Ma la più originale tra queste donne fu probabilmente Catharine Lorillard Wolfe, impegnata nella filantropia e nel mecenatismo ma conosciuta, ai suoi tempi, come la più ricca “signorina non sposata” d’America – il termine single non era ancora d’uso corrente e lo stato civile di nubile aveva una connotazione piuttosto negativa. Molte opere della sua collezione sono oggi conservate dal Metropolitan Museum; tele che furono, in molti casi, commissionate specificatamente dalla Wolfe ad affermati artisti del proprio tempo, gran parte dei quali conosceva personalmente. Una collezione che il museo newyorchese ha recentemente riscoperto, tornando ad esporla al pubblico. Tra le tele più importanti, originariamente esposte presso la residenza di Madison Avenue e, in seguito, lasciate in eredità al museo newyorkese, va segnalato il ritratto della stessa Wolfe, che la mecenate fece eseguire ad Alexandre Cabanel. Il lascito più originale della Wolfe fu però la casa di Newport, Rhode Island, dove la collezionista trascorreva tutte le estati: la Vinland Estate. A questo palazzo la collezionista dedicò un particolare sforzo, anche economico, con lo scopo di creare un inconsueto tributo al mito nordico dei vichinghi. La Wolfe era infatti affascinata dall’antica leggenda norvegese secondo la quale questi abili navigatori esplorarono nell’undicesimo secolo, le coste del Nord America. La Wolfe si circondò così di opere d’arte che ricordavano l’eroismo di queste popolazioni, fatte eseguire da talentuosi artisti inglesi, come Edward Burne-Jones, William Morris e Walter Crane.

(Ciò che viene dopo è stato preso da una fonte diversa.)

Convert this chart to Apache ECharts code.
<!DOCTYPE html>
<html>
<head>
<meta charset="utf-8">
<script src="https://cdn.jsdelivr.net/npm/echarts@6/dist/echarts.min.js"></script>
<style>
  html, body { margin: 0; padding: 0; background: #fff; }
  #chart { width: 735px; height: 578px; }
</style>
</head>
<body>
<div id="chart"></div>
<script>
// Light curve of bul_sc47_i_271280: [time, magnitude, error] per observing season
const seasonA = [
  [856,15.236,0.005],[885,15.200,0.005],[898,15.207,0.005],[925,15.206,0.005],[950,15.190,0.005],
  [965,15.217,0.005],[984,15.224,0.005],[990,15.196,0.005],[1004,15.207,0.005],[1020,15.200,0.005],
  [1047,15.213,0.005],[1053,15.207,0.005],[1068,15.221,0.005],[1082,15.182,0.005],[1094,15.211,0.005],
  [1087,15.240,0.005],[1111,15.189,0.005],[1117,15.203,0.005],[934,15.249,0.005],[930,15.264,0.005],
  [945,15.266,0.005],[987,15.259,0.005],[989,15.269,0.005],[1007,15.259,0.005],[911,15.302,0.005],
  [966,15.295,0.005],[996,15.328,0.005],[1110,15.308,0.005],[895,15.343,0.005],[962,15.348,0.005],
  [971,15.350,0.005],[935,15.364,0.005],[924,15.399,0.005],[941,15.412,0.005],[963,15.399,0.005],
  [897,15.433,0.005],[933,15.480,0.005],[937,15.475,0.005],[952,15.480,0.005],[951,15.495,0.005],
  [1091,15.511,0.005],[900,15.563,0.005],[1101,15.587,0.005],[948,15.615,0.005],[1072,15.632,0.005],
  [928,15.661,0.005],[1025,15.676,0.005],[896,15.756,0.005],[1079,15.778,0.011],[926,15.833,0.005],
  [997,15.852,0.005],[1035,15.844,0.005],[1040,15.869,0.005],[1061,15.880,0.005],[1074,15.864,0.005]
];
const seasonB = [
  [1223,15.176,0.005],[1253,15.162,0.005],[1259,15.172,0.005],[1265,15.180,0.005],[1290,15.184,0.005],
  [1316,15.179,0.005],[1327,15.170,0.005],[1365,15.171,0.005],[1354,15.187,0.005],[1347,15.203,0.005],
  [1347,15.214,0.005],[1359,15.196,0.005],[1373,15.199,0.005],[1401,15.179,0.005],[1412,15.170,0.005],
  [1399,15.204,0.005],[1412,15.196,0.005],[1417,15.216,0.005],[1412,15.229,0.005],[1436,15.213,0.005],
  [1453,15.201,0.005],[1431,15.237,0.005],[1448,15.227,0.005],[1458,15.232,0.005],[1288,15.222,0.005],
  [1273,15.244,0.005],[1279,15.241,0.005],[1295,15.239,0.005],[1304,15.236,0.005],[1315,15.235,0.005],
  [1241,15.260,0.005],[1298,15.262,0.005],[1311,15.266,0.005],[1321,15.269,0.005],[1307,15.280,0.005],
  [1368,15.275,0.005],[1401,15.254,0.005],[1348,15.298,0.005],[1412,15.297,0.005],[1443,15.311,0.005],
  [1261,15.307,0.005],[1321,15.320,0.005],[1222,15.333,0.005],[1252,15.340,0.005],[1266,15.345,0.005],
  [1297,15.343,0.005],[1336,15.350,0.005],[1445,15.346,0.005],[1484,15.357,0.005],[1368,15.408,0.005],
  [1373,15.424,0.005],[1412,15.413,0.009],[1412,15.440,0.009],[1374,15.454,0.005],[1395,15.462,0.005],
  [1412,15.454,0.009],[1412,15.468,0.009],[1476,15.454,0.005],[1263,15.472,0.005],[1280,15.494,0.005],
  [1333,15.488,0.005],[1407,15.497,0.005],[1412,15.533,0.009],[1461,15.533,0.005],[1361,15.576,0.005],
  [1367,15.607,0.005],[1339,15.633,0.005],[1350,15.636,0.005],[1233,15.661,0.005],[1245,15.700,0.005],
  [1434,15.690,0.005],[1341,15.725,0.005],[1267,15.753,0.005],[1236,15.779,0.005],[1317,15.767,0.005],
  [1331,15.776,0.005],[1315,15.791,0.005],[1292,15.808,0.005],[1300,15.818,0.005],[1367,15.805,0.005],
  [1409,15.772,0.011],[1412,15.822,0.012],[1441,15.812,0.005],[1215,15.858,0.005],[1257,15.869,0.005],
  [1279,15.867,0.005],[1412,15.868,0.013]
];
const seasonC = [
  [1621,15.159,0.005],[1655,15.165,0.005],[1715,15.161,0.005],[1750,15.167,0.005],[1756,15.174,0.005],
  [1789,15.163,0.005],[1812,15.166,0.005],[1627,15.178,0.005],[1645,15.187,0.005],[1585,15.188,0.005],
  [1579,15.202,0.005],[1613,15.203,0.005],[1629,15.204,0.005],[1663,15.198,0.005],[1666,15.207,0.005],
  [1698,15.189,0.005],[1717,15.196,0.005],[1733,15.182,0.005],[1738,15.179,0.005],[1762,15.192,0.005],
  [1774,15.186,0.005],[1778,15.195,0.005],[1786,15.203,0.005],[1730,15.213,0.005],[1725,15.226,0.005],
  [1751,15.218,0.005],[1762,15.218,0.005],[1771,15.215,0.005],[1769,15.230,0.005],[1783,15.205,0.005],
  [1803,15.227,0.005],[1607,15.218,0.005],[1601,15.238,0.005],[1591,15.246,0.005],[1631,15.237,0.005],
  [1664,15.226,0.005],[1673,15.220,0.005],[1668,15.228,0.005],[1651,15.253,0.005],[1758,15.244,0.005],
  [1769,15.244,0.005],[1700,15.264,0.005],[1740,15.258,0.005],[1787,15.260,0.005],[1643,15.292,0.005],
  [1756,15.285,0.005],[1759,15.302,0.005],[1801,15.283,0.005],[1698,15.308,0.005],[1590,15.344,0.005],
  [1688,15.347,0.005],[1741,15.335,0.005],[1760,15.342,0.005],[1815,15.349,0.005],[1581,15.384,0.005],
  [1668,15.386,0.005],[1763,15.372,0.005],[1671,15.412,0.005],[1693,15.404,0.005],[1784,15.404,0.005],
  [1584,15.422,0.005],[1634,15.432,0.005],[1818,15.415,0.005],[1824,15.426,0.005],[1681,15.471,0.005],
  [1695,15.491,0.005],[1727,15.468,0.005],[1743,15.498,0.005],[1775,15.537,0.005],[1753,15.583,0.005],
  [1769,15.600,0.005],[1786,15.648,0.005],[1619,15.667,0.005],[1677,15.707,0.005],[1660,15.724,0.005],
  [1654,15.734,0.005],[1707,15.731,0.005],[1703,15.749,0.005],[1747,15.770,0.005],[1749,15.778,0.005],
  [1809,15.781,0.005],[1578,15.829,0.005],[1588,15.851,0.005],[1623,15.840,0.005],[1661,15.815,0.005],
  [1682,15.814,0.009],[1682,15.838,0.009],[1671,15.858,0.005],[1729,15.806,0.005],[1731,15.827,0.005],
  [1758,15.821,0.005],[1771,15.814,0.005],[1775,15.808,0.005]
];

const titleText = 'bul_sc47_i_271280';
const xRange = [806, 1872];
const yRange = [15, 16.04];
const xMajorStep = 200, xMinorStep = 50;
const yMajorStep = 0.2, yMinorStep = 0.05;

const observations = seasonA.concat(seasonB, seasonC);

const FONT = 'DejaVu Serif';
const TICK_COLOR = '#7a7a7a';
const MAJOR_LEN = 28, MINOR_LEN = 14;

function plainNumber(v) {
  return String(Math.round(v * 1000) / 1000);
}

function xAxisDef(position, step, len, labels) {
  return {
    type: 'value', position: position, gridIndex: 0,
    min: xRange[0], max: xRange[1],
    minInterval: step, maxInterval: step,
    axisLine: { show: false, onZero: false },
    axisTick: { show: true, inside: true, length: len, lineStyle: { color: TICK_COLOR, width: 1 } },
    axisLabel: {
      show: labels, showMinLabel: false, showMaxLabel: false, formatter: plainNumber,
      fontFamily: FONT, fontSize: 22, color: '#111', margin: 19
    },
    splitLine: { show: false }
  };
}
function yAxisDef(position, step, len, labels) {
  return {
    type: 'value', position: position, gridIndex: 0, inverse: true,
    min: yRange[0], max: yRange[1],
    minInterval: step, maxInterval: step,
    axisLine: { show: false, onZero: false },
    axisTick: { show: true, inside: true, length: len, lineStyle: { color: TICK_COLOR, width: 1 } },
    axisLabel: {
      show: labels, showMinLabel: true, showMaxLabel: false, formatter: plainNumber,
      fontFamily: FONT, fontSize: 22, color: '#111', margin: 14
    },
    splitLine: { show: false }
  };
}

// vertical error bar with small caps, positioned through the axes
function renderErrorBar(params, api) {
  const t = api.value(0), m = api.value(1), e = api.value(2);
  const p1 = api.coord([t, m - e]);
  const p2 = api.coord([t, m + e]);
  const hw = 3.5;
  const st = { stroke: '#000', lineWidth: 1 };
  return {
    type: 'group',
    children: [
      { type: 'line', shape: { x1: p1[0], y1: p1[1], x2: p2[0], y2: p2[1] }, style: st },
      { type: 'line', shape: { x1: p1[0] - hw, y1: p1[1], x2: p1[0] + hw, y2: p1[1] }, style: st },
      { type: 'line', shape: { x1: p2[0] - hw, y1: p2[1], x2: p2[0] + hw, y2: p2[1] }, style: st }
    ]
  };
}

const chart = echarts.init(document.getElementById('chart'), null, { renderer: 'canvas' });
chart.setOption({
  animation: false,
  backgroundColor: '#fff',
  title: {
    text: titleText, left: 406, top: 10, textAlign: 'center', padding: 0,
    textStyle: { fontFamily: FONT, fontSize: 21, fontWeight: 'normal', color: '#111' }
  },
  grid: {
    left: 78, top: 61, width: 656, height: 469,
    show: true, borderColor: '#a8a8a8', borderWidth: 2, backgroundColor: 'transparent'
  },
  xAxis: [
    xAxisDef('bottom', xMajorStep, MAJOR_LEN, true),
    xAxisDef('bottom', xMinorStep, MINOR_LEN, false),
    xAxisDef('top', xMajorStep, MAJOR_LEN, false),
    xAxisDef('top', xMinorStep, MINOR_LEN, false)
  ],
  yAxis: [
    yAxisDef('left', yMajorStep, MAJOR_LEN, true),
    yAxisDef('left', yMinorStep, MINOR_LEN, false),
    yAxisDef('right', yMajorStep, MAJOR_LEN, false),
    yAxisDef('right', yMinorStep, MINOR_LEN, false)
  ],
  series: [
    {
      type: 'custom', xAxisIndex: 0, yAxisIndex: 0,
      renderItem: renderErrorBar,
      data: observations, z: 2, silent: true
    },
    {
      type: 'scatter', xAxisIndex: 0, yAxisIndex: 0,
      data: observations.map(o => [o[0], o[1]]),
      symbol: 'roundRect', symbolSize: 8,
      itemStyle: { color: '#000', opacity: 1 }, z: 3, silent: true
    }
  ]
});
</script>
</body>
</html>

Le biografie delle donne dell’arte, in particolare di quella americana, sono quindi particolarmente interessanti, ricche di curiosità e di aneddoti originali. Le risorse economiche delle quali queste collezioniste disponevano rendevano possibili progetti altrimenti ritenuti scellerati ma la cui portata culturale rimane, oggi, per molti versi sottovalutata.